Department of Ophthalmology, Mayo Clinic College of Medicine, Rochester, Minnesota 55905, USA.
Survey of Ophthalmology (Impact Factor: 2.86). 11/2008; 53 Suppl1:S45-55. DOI: 10.1016/j.survophthal.2008.08.009
Source: PubMed

ABSTRACT Intraocular pressure (IOP) varies dynamically throughout the circadian cycle. IOP elevations during the nocturnal period may be particularly important in the pathogenesis of glaucoma, although sleeping IOP cannot be measured at this time. Additionally, IOP fluctuations may be an independent risk factor for glaucoma. However, not all glaucoma therapies are equally effective at lowering IOP throughout the 24-hour period. The prostaglandin analogs have excellent IOP control throughout the 24-hour period, although less at night than during the day.
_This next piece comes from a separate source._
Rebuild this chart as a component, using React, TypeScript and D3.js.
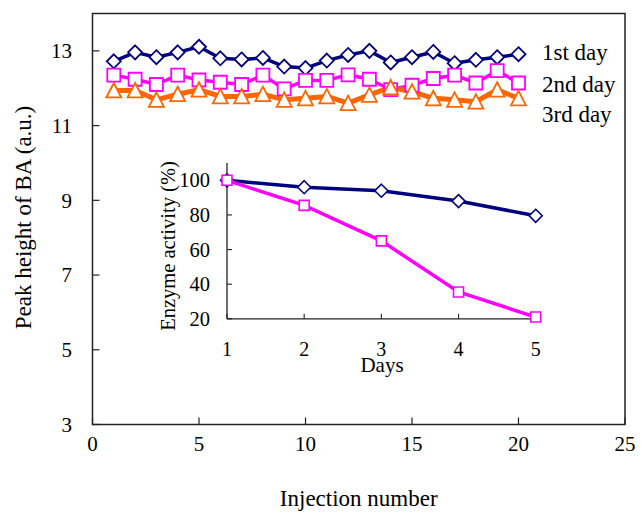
import * as d3 from "d3";

// main chart: peak height per injection, three days
const injections = [1, 2, 3, 4, 5, 6, 7, 8, 9, 10, 11, 12, 13, 14, 15, 16, 17, 18, 19, 20];
const day1 = [12.72, 12.96, 12.83, 12.96, 13.11, 12.8, 12.77, 12.81, 12.58, 12.54, 12.74, 12.89, 13.0, 12.69, 12.83, 12.97, 12.67, 12.76, 12.83, 12.91];
const day2 = [12.35, 12.24, 12.1, 12.35, 12.22, 12.16, 12.1, 12.35, 11.98, 12.21, 12.21, 12.36, 12.24, 11.96, 12.08, 12.26, 12.35, 12.14, 12.47, 12.14];
const day3 = [11.94, 11.94, 11.69, 11.84, 11.96, 11.78, 11.78, 11.84, 11.69, 11.73, 11.78, 11.6, 11.82, 12.02, 11.91, 11.73, 11.69, 11.64, 11.96, 11.73];
const seriesNames = ["1st day", "2nd day", "3rd day"];
const xTicks = [0, 5, 10, 15, 20, 25];
const yTicks = [3, 5, 7, 9, 11, 13];

// inset: enzyme activity over days
const days = [1, 2, 3, 4, 5];
const activityA = [100, 96, 94, 88, 79.5];
const activityB = [100, 85.5, 65, 35.5, 21];
const insetYTicks = [20, 40, 60, 80, 100];

const NAVY = "#000080";
const MAGENTA = "#FF00FF";
const ORANGE = "#FF6600";
const FONT = "'Liberation Serif', 'Times New Roman', serif";

const diamond = (r: number) => `M0,${-r}L${r},0L0,${r}L${-r},0Z`;
const square = (r: number) => `M${-r},${-r}H${r}V${r}H${-r}Z`;
const triangle = (r: number) => `M0,${-r}L${r},${r - 0.5}L${-r},${r - 0.5}Z`;

export default function App() {
  const W = 641;
  const H = 516;

  const x = d3.scaleLinear().domain([0, 25]).range([92.5, 625]);
  const y = d3.scaleLinear().domain([3, 14]).range([424.5, 13.5]);

  const series = [
    { name: seriesNames[0], values: day1, color: NAVY, width: 3.5, shape: diamond(7) },
    { name: seriesNames[1], values: day2, color: MAGENTA, width: 3.5, shape: square(6.5) },
    { name: seriesNames[2], values: day3, color: ORANGE, width: 5, shape: triangle(7.5) },
  ];
  const legendY = [60, 91.5, 121.5];

  const line = d3
    .line<number>()
    .x((_, i) => x(injections[i]))
    .y((d) => y(d));

  const ix = d3.scaleLinear().domain([1, 5]).range([227, 535.7]);
  const iy = d3.scaleLinear().domain([20, 110]).range([318.8, 163]);
  const iline = d3
    .line<number>()
    .x((_, i) => ix(days[i]))
    .y((d) => iy(d));

  const inset = [
    { values: activityA, color: NAVY, shape: diamond(6.5) },
    { values: activityB, color: MAGENTA, shape: square(5) },
  ];

  return (
    <svg
      width={W}
      height={H}
      style={{ position: "absolute", left: 0, top: 0, background: "#fff" }}
      fontFamily={FONT}
    >
      <rect width={W} height={H} fill="#fff" />

      {/* frame */}
      <rect
        x={x(0)}
        y={y(14)}
        width={x(25) - x(0)}
        height={y(3) - y(14)}
        fill="none"
        stroke="#222"
        strokeWidth={1.5}
      />
      {xTicks.map((t) => (
        <g key={"xt" + t}>
          <line x1={x(t)} x2={x(t)} y1={y(3)} y2={y(3) - 7} stroke="#222" strokeWidth={1.2} />
          <text x={x(t)} y={451} textAnchor="middle" fontSize={21}>
            {t}
          </text>
        </g>
      ))}
      {yTicks.map((t) => (
        <g key={"yt" + t}>
          <line x1={x(0)} x2={x(0) + 7} y1={y(t)} y2={y(t)} stroke="#222" strokeWidth={1.2} />
          <text x={72} y={y(t)} dy="0.35em" textAnchor="end" fontSize={21}>
            {t}
          </text>
        </g>
      ))}
      <text x={(x(0) + x(25)) / 2} y={506} textAnchor="middle" fontSize={23}>
        Injection number
      </text>
      <text transform="translate(31,217.5) rotate(-90)" textAnchor="middle" fontSize={23}>
        Peak height of BA (a.u.)
      </text>

      {/* series */}
      {series.map((s) => (
        <path key={s.name + "l"} d={line(s.values) ?? ""} fill="none" stroke={s.color} strokeWidth={s.width} strokeLinejoin="round" />
      ))}
      {series.map((s) => (
        <g key={s.name + "m"}>
          {s.values.map((v, i) => (
            <path
              key={i}
              d={s.shape}
              transform={`translate(${x(injections[i])},${y(v)})`}
              fill="#fff"
              stroke={s.color}
              strokeWidth={1.8}
            />
          ))}
        </g>
      ))}
      {series.map((s, i) => (
        <text key={s.name} x={542} y={legendY[i]} fontSize={23}>
          {s.name}
        </text>
      ))}

      {/* inset */}
      <line x1={ix(1)} x2={ix(1)} y1={iy(110)} y2={iy(20)} stroke="#222" strokeWidth={1.3} />
      <line x1={ix(1)} x2={ix(5)} y1={iy(20)} y2={iy(20)} stroke="#222" strokeWidth={1.3} />
      {days.map((d) => (
        <g key={"ixt" + d}>
          <line x1={ix(d)} x2={ix(d)} y1={iy(20)} y2={iy(20) - 5} stroke="#222" strokeWidth={1.1} />
          <text x={ix(d)} y={356} textAnchor="middle" fontSize={20}>
            {d}
          </text>
        </g>
      ))}
      {insetYTicks.map((t) => (
        <g key={"iyt" + t}>
          <line x1={ix(1)} x2={ix(1) + 5} y1={iy(t)} y2={iy(t)} stroke="#222" strokeWidth={1.1} />
          <text x={210} y={iy(t)} dy="0.35em" textAnchor="end" fontSize={20.5}>
            {t}
          </text>
        </g>
      ))}
      <text x={382} y={372} textAnchor="middle" fontSize={21}>
        Days
      </text>
      <text transform="translate(175,246) rotate(-90)" textAnchor="middle" fontSize={20.5}>
        Enzyme activity (%)
      </text>
      {inset.map((s, k) => (
        <g key={"in" + k}>
          <path d={iline(s.values) ?? ""} fill="none" stroke={s.color} strokeWidth={3.5} />
          {s.values.map((v, i) => (
            <path
              key={i}
              d={s.shape}
              transform={`translate(${ix(days[i])},${iy(v)})`}
              fill="#fff"
              stroke={s.color}
              strokeWidth={1.6}
            />
          ))}
        </g>
      ))}
    </svg>
  );
}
In contrast, some other classes of medications, such as the beta-blockers, have little or no IOP-lowering effect at night. The prostaglandin analogs also have excellent persistency of IOP lowering, lasting at least as long as the 24-hour dosing period, and likely much longer. Glaucoma filtering surgery appears to have even better 24-hour IOP reduction and smaller fluctuations than maximal medical therapy including prostaglandin analogs.